I went with a vectorization approach to feature extraction from the text and used the TfidfVectorizor() function from the sci_kit learn library. I chose this function because it takes care of cleaning up the text and tokenization of each text before the vectorization.
I chose the Multinomial Naïve Bayes Classifier because it does not require great computational resources and an exceptionally large dataset to produce good results. After testing, I saved the model in the MNB_classifier file so it can be reused.
I tested using the testing dataset created before. Since the train and test data was separated at the beginning, it is safe to say that the results of testing are a credible reflection of the performance of the model.
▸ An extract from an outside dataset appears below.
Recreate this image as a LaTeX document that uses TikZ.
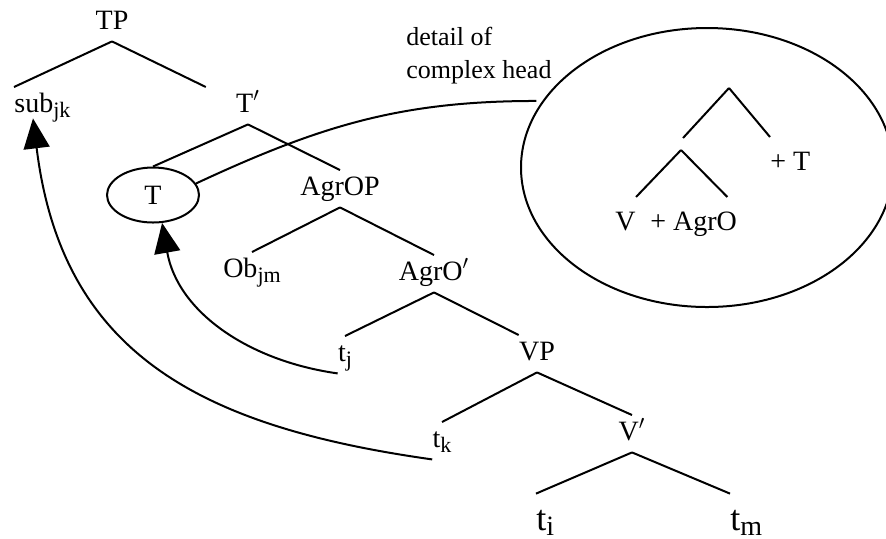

For metric evaluation I used accuracy scores, f-1 scores and confusion matrices to evaluate the performance of the model. The results can be seen in the image below:
The accuracy scores show the percentage of correct predictions with respect to the total number of predictions. It can be seen that the model has very high accuracy.
The precision score for each class shows the percentage of true positives with respect to all positives, while the recall score shows the percentage of true positives with respect to the sum of true positives and false negatives. The F1 score is the harmonic mean between precision and recall and will show the robustness and precision of the model. The F1 score of this model indicates a very good performing model.
I added the confusion matrix to show the complete performance of the model. We can see that the values are much greater on the diagonal than anywhere else, indicating that most of the predictions were indeed accurate(as seen in the accuracy score).
Simply run the demo.py script to view a demo of the model at work.
To run the tests on the model, simply uncomment the lines from 44 till the end and run the model.py script.